Mr. Cohen, do you know whether that specific report is accurate?
Mr. Cohen: I don’t. I wasn’t there in the 1990’s.
Ms. Ocasio-Cortez: Who would know the answer to those questions?
Mr. Cohen: Allen Weisselberg.
Ms. Ocasio-Cortez: And would it help for the committee to obtain Federal and State tax returns from the President and his company to address that discrepancy?
Mr. Cohen: I believe so.
Ms. Ocasio-Cortez: Thank you very much. I yield the rest of my time to the chair.

Here’s the rub: Trump’s dispute with local tax authorities in Westchester County, NY and the disparity in its property valuation goes back more than five years; this is publicly known, amply reported, even discussed here at emptywheel.

Why is it only after the August 2021 election of a new district attorney, Mimi Rocah, took office was the possibility of tax and insurance fraud finally investigated?
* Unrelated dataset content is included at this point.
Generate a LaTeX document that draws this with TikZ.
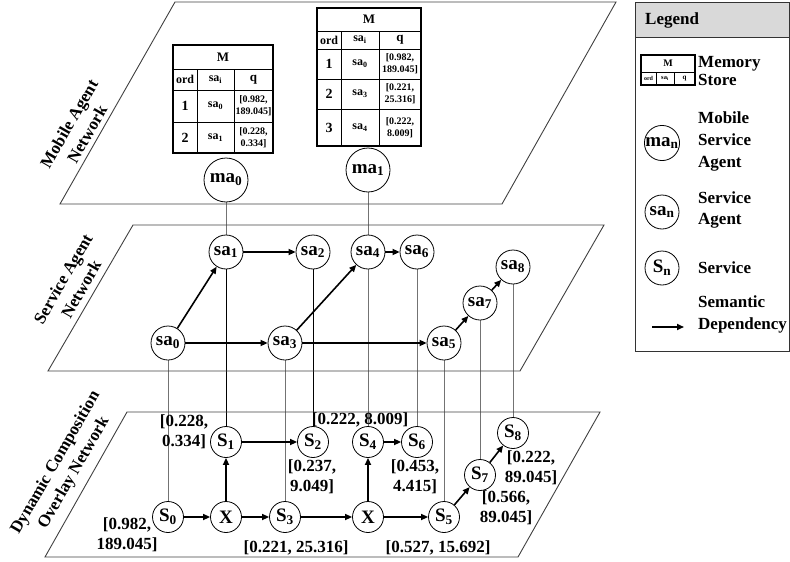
\documentclass[tikz,border=0pt]{standalone}
\usepackage{fontspec}
\setmainfont{Liberation Serif}
\usetikzlibrary{arrows.meta,backgrounds}
\newcommand{\mysub}[1]{\textsubscript{#1}}
\newcommand{\fs}[2]{\fontsize{#1}{#2}\selectfont\bfseries}
\begin{document}
\begin{tikzpicture}[x=1pt,y=-1pt,
  plane/.style={draw=black!75, line width=0.9pt},
  agent/.style={circle, draw, line width=0.8pt, fill=white, minimum size=34pt, inner sep=0pt, font=\fs{19}{20}},
  svc/.style={agent, minimum size=31pt},
  mob/.style={agent, minimum size=44pt, font=\fs{19}{20}},
  dep/.style={line width=1.6pt, -{Triangle[length=7pt,width=6pt]}},
  vlink/.style={line width=0.8pt, draw=black!55},
  vlinkd/.style={line width=0.8pt, draw=black},
  lbl/.style={font=\fs{17}{20}, align=center, inner sep=0pt},
  planelbl/.style={font=\fs{17}{21}, align=center, inner sep=0pt, rotate=60},
  touter/.style={draw, line width=1.5pt},
  tinner/.style={draw, line width=0.9pt},
  cell/.style={inner sep=0pt, align=center},
  legtxt/.style={font=\fs{17}{20}, align=left, anchor=west, inner sep=0pt}
]
\useasboundingbox (0,0) rectangle (790,562);

% ---------- planes ----------
\draw[plane] (175,2) -- (616,2) -- (502,204) -- (60,204) -- cycle;
\draw[plane] (133,225) -- (604,225) -- (520,371) -- (48,371) -- cycle;
\draw[plane] (127,412) -- (600,412) -- (518,557) -- (45,557) -- cycle;

\node[planelbl] (lblMA) at (78,129) {Mobile Agent\\Network};
\node[planelbl] (lblSA) at (72,284) {Service Agent\\Network};
\node[planelbl] (lblDC) at (65,468) {Dynamic Composition\\Overlay Network};

% ---------- memory table 1 ----------
\draw[tinner] (173,69) -- (273,69) (173,90) -- (273,90) (173,122) -- (273,122)
  (197,69) -- (197,153) (234,69) -- (234,153);
\draw[touter] (173,45) rectangle (273,153);
\node[cell, font=\fs{13}{14}] (t1h) at (223,57) {M};
\node[cell, font=\fs{12}{13}] (t1c1) at (185,79.5) {ord};
\node[cell, font=\fs{12}{13}] (t1c2) at (215.5,79.5) {sa\mysub{i}};
\node[cell, font=\fs{13}{14}] (t1c3) at (253.5,79.5) {q};
\node[cell, font=\fs{14}{14}] (t1a1) at (185,106) {1};
\node[cell, font=\fs{12}{13}] (t1a2) at (215.5,106) {sa\mysub{0}};
\node[cell, font=\fs{10}{12}] (t1a3) at (253.5,106) {[0.982,\\189.045]};
\node[cell, font=\fs{14}{14}] (t1b1) at (185,137.5) {2};
\node[cell, font=\fs{12}{13}] (t1b2) at (215.5,137.5) {sa\mysub{1}};
\node[cell, font=\fs{10}{12}] (t1b3) at (253.5,137.5) {[0.228,\\0.334]};

% ---------- memory table 2 ----------
\draw[tinner] (317,31) -- (421,31) (317,49) -- (421,49) (317,79) -- (421,79) (317,109) -- (421,109)
  (341,31) -- (341,146) (379,31) -- (379,146);
\draw[touter] (317,8) rectangle (421,146);
\node[cell, font=\fs{13}{14}] (t2h) at (369,19.5) {M};
\node[cell, font=\fs{12}{13}] (t2c1) at (329,40) {ord};
\node[cell, font=\fs{12}{13}] (t2c2) at (360,40) {sa\mysub{i}};
\node[cell, font=\fs{13}{14}] (t2c3) at (400,40) {q};
\node[cell, font=\fs{14}{14}] (t2a1) at (329,64) {1};
\node[cell, font=\fs{12}{13}] (t2a2) at (360,64) {sa\mysub{0}};
\node[cell, font=\fs{10}{12}] (t2a3) at (400,64) {[0.982,\\189.045]};
\node[cell, font=\fs{14}{14}] (t2b1) at (329,94) {2};
\node[cell, font=\fs{12}{13}] (t2b2) at (360,94) {sa\mysub{3}};
\node[cell, font=\fs{10}{12}] (t2b3) at (400,94) {[0.221,\\25.316]};
\node[cell, font=\fs{14}{14}] (t2d1) at (329,127.5) {3};
\node[cell, font=\fs{12}{13}] (t2d2) at (360,127.5) {sa\mysub{4}};
\node[cell, font=\fs{10}{12}] (t2d3) at (400,127.5) {[0.222,\\8.009]};

% ---------- mobile agents ----------
\node[mob] (ma0) at (226,180) {ma\mysub{0}};
\node[mob] (ma1) at (368,170) {ma\mysub{1}};

% ---------- service agents ----------
\node[agent] (sa0) at (168,343) {sa\mysub{0}};
\node[agent] (sa1) at (226,252) {sa\mysub{1}};
\node[agent] (sa2) at (313,252) {sa\mysub{2}};
\node[agent] (sa3) at (285,343) {sa\mysub{3}};
\node[agent] (sa4) at (368,252) {sa\mysub{4}};
\node[agent] (sa5) at (444,343) {sa\mysub{5}};
\node[agent] (sa6) at (417,252) {sa\mysub{6}};
\node[agent] (sa7) at (480,303) {sa\mysub{7}};
\node[agent] (sa8) at (513,267) {sa\mysub{8}};

% ---------- services ----------
\node[svc] (S0) at (168,517) {S\mysub{0}};
\node[svc] (X1) at (226,517) {X};
\node[svc] (S1) at (226,442) {S\mysub{1}};
\node[svc] (S2) at (313,442) {S\mysub{2}};
\node[svc] (S3) at (285,517) {S\mysub{3}};
\node[svc] (X2) at (368,517) {X};
\node[svc] (S4) at (368,442) {S\mysub{4}};
\node[svc] (S6) at (417,442) {S\mysub{6}};
\node[svc] (S5) at (444,517) {S\mysub{5}};
\node[svc] (S7) at (480,475) {S\mysub{7}};
\node[svc] (S8) at (513,433) {S\mysub{8}};

% ---------- vertical links ----------
\begin{scope}[on background layer]
\draw[vlink] (ma0) -- (sa1);
\draw[vlink] (ma1) -- (sa4);
\draw[vlink] (sa0) -- (S0);
\draw[vlinkd] (sa1) -- (S1);
\draw[vlinkd] (sa2) -- (S2);
\draw[vlink] (sa3) -- (S3);
\draw[vlink] (sa4) -- (S4);
\draw[vlink] (sa6) -- (S6);
\draw[vlink] (sa5) -- (S5);
\draw[vlink] (sa7) -- (S7);
\draw[vlink] (sa8) -- (S8);
\end{scope}

% ---------- dependencies ----------
\draw[dep] (sa0) -- (sa1);
\draw[dep] (sa1) -- (sa2);
\draw[dep] (sa0) -- (sa3);
\draw[dep] (sa3) -- (sa4);
\draw[dep] (sa3) -- (sa5);
\draw[dep] (sa4) -- (sa6);
\draw[dep] (sa5) -- (sa7);
\draw[dep] (sa7) -- (sa8);

\draw[dep] (S0) -- (X1);
\draw[dep] (X1) -- (S1);
\draw[dep] (S1) -- (S2);
\draw[dep] (X1) -- (S3);
\draw[dep] (S3) -- (X2);
\draw[dep] (X2) -- (S4);
\draw[dep] (S4) -- (S6);
\draw[dep] (X2) -- (S5);
\draw[dep] (S5) -- (S7);
\draw[dep] (S7) -- (S8);

% ---------- QoS labels ----------
\node[lbl] (qS1) at (184,432) {[0.228,\\0.334]};
\node[lbl] (qS4) at (360,420) {[0.222, 8.009]};
\node[lbl] (qS2) at (312,477) {[0.237,\\9.049]};
\node[lbl] (qS6) at (415,477) {[0.453,\\4.415]};
\node[lbl] (qS0) at (127,535) {[0.982,\\189.045]};
\node[lbl] (qS3) at (296,548) {[0.221, 25.316]};
\node[lbl] (qS5) at (438,548) {[0.527, 15.692]};
\node[lbl] (qS8) at (531,468) {[0.222,\\89.045]};
\node[lbl] (qS7) at (506,508) {[0.566,\\89.045]};

% ---------- legend ----------
\fill[black!15] (635,2) rectangle (789,37);
\draw[draw=black!80, line width=0.9pt] (635,37) -- (789,37);
\draw[draw=black!80, line width=0.9pt] (635,2) rectangle (789,351);
\node[legtxt] (legT) at (645,20) {Legend};

\draw[line width=0.7pt] (641,72) -- (695,72) (656,72) -- (656,85) (674,72) -- (674,85);
\draw[line width=1.1pt] (641,55) rectangle (695,85);
\node[cell, font=\fs{10}{11}] (lmh) at (668,63.5) {M};
\node[cell, font=\fs{6}{7}] (lm1) at (648.5,78.5) {ord};
\node[cell, font=\fs{6.5}{7}] (lm2) at (665,78.5) {sa\mysub{i}};
\node[cell, font=\fs{7}{7}] (lm3) at (684.5,78.5) {q};
\node[legtxt, font=\fs{17}{18}] (legM) at (698,71) {Memory\\Store};

\node[agent] (lma) at (662,143) {ma\mysub{n}};
\node[legtxt, font=\fs{17}{22}] (legMA) at (698,141) {Mobile\\Service\\Agent};
\node[agent] (lsa) at (662,212) {sa\mysub{n}};
\node[legtxt, font=\fs{17}{21}] (legSA) at (698,210) {Service\\Agent};
\node[agent] (lS) at (662,268) {S\mysub{n}};
\node[legtxt] (legS) at (698,268) {Service};
\coordinate (la1) at (652,327);
\coordinate (la2) at (684,327);
\draw[dep] (la1) -- (la2);
\node[legtxt, font=\fs{17}{22}] (legD) at (698,314) {Semantic\\Dependency};
\end{tikzpicture}
\end{document}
The Westchester course is only one of 11 in the U.S., though. They include:

Trump National Golf Club, Bedminster, NJ
Trump National Golf Club, Charlotte, NC
Trump National Golf Club, Colts Neck, NJ
Trump National Golf Club, Hudson Valley, NY
Trump National Golf Club, Jupiter, FL
Trump National Golf Club, Los Angeles, CA
Trump National Doral Golf Club, Miami, FL
Trump International Golf Club, West Palm Beach, FL
Trump National Golf Club, Pine Hill, NJ
Trump National Golf Club, Washington, DC

In reports to the Federal Election Commission, Trump reported more than half of these were worth $50 million or more while regularly suing the snot out of local tax authorities who dared to assess Trump golf courses for values higher than a million or two.
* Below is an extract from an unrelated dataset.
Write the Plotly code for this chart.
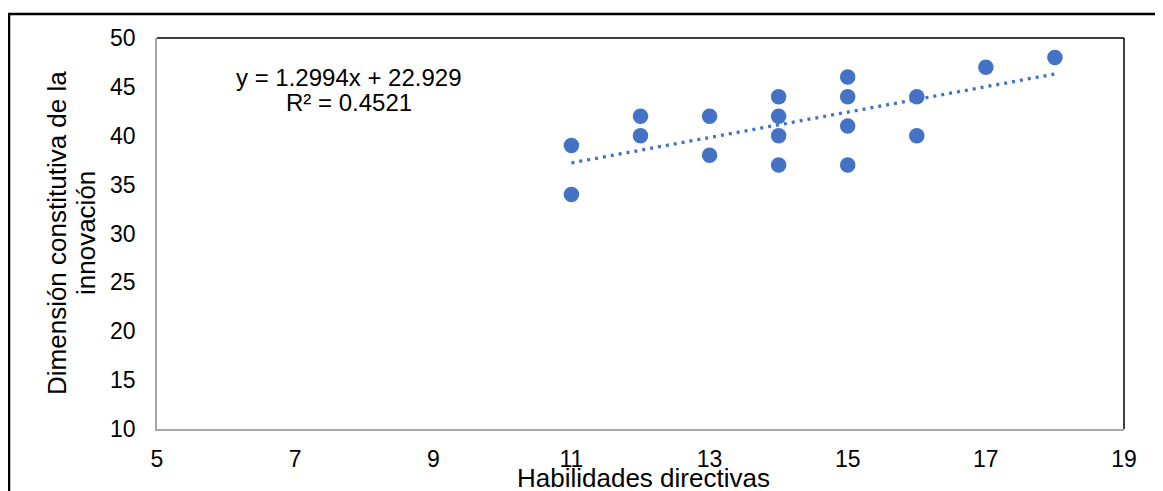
import numpy as np
import plotly.graph_objects as go

# Data
habilidades = [11, 11, 12, 12, 13, 13, 14, 14, 14, 14, 15, 15, 15, 15, 16, 16, 17, 18]
dimension = [39, 34, 42, 40, 42, 38, 44, 42, 40, 37, 46, 44, 41, 37, 44, 40, 47, 48]

# Reported trendline
slope = 1.2994
intercept = 22.929
r2 = 0.4521

x_ticks = [5, 7, 9, 11, 13, 15, 17, 19]
y_ticks = [10, 15, 20, 25, 30, 35, 40, 45, 50]

x_title = "Habilidades directivas"
y_title_lines = ["Dimensión constitutiva de la", "innovación"]

COLOR = "#4472C4"
FONT = "Arial, Liberation Sans, sans-serif"

trend_x = np.array([min(habilidades), max(habilidades)], dtype=float)
trend_y = slope * trend_x + intercept

fig = go.Figure()
fig.add_trace(go.Scatter(
    x=trend_x, y=trend_y, mode="lines",
    line=dict(color=COLOR, width=3.3, dash="3px,5px"),
    hoverinfo="skip", showlegend=False,
))
fig.add_trace(go.Scatter(
    x=habilidades, y=dimension, mode="markers",
    marker=dict(color=COLOR, size=15.5, line=dict(width=0)),
    showlegend=False,
))

# page offset (browser body margin)
OFF = 8
W, H = 1163 - OFF, 491 - OFF
# plot area in page pixels: left 157, top 38, right 1124, bottom 429
L, T = 157 - OFF, 38 - OFF
R = W - (1124 - OFF)
B = H - (429 - OFF)
pw, ph = W - L - R, H - T - B

def px_x(p):  # page pixel -> paper
    return (p - OFF - L) / pw

def px_y(p):
    return (H - B - (p - OFF)) / ph

fig.update_layout(
    width=W, height=H,
    margin=dict(l=L, r=R, t=T, b=B, pad=0),
    paper_bgcolor="white", plot_bgcolor="white",
    font=dict(family=FONT, size=23, color="black"),
    xaxis=dict(
        range=[5, 19], tickvals=x_ticks, showgrid=False, zeroline=False,
        showline=True, linecolor="#A6A6A6", linewidth=1.5,
        ticks="", ticklabelstandoff=9,
        tickfont=dict(size=23),
    ),
    yaxis=dict(
        range=[10, 50], tickvals=y_ticks, showgrid=False, zeroline=False,
        showline=True, linecolor="#A6A6A6", linewidth=1.5,
        ticks="", ticklabelstandoff=15,
        tickfont=dict(size=23),
    ),
    shapes=[
        dict(type="line", xref="paper", yref="paper", x0=0, x1=1, y0=1, y1=1,
             line=dict(color="black", width=1.5)),
        dict(type="line", xref="paper", yref="paper", x0=1, x1=1, y0=0, y1=1,
             line=dict(color="black", width=1.5)),
        dict(type="line", xref="paper", yref="paper", x0=px_x(8), x1=px_x(1200), y0=px_y(14), y1=px_y(14),
             line=dict(color="black", width=2.5)),
        dict(type="line", xref="paper", yref="paper", x0=px_x(9), x1=px_x(9), y0=px_y(13), y1=px_y(520),
             line=dict(color="black", width=2.5)),
    ],
    annotations=[
        dict(xref="paper", yref="paper", x=px_x(349), y=px_y(77), xanchor="center", yanchor="middle",
             text=f"y = {slope}x + {intercept}", showarrow=False,
             font=dict(size=24, family=FONT)),
        dict(xref="paper", yref="paper", x=px_x(349), y=px_y(102), xanchor="center", yanchor="middle",
             text=f"R² = {r2}", showarrow=False,
             font=dict(size=24, family=FONT)),
        dict(xref="paper", yref="paper", x=px_x(643), y=px_y(478), xanchor="center", yanchor="middle",
             text=x_title, showarrow=False, font=dict(size=26, family=FONT)),
        dict(xref="paper", yref="paper", x=px_x(57), y=px_y(233), xanchor="center", yanchor="middle",
             text=y_title_lines[0], textangle=-90, showarrow=False, font=dict(size=26, family=FONT)),
        dict(xref="paper", yref="paper", x=px_x(86), y=px_y(233), xanchor="center", yanchor="middle",
             text=y_title_lines[1], textangle=-90, showarrow=False, font=dict(size=26, family=FONT)),
    ],
)

fig.write_html("out.html")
Again, this has been known and reported for years. Trump has and continues to treat every real estate asset as it were the reason for a SLAPP-type suit to cow government to his demands. It’s a pattern.

Why have the local, state, or federal governments failed to investigate these courses in the same way Westchester County is now investigating Trump National Golf Club Westchester?

Especially after Michael Cohen not only testified that golf courses came up as a means to launder payments to Stormy Daniels, and that asset valuations were skewed artificially to reduce Trump’s insurance premiums? It’s not as if there hasn’t been adequate reason to investigate this pattern of deflated asset valuations.

It’s been more than two and a half years since Michael Cohen testified before the House Oversight Committee that the Trump org reported deflated assets to reduce tax exposure while making false statements to the FEC and the public about golf course market value.

How many more years will pass before another domestic Trump golf course is investigated?